Legal Consequences: Companies that produce software can sue for piracy, seeking both monetary damages and injunctive relief to stop further unauthorized use or distribution.
2. Reverse Engineering
- Reverse engineering is the process of deconstructing software to understand how it works, often with the aim of creating a similar product, fixing bugs, or gaining access to proprietary features.
- Laws regarding reverse engineering vary by jurisdiction, and while reverse engineering is often legal for interoperability purposes (such as ensuring different software programs can work together), it can violate copyright or trade secret protections if done to replicate proprietary features without permission.
3. Patents on Software Algorithms
- As noted earlier, patents in software are controversial, particularly when they apply to algorithms or methods that are abstract or overly broad.

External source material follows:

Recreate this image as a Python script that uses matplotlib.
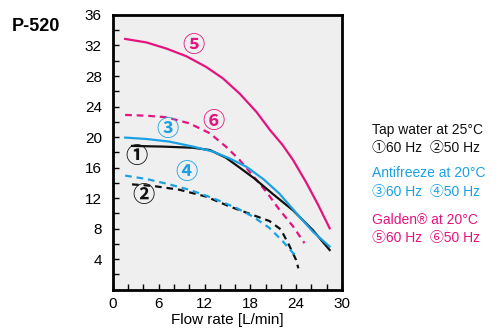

There is ongoing debate over whether software patents stifle innovation by allowing companies to monopolize basic software functionality.
- The issue of patent trolls—companies that acquire patents solely to litigate or demand licensing fees—also plays a role in the ongoing debate over patenting software.
4. Software in Cloud Computing
- With the rise of cloud computing, traditional software distribution models are changing. Software is increasingly provided as a service (SaaS), and the line between hosting and licensing software has become blurred.
- Legal questions arise about data ownership, software updates, and the jurisdictional issues involved in storing data across multiple countries.
Conclusion
Intellectual property and software law are key to ensuring that software developers and companies can protect their creations, maintain a competitive edge, and profit from their innovation. However, balancing the interests of creators, users, and the public is complex and continues to evolve as technology advances. Legal frameworks around software law must continually adapt to new technologies and business models to ensure that both intellectual property rights and the public good are appropriately balanced.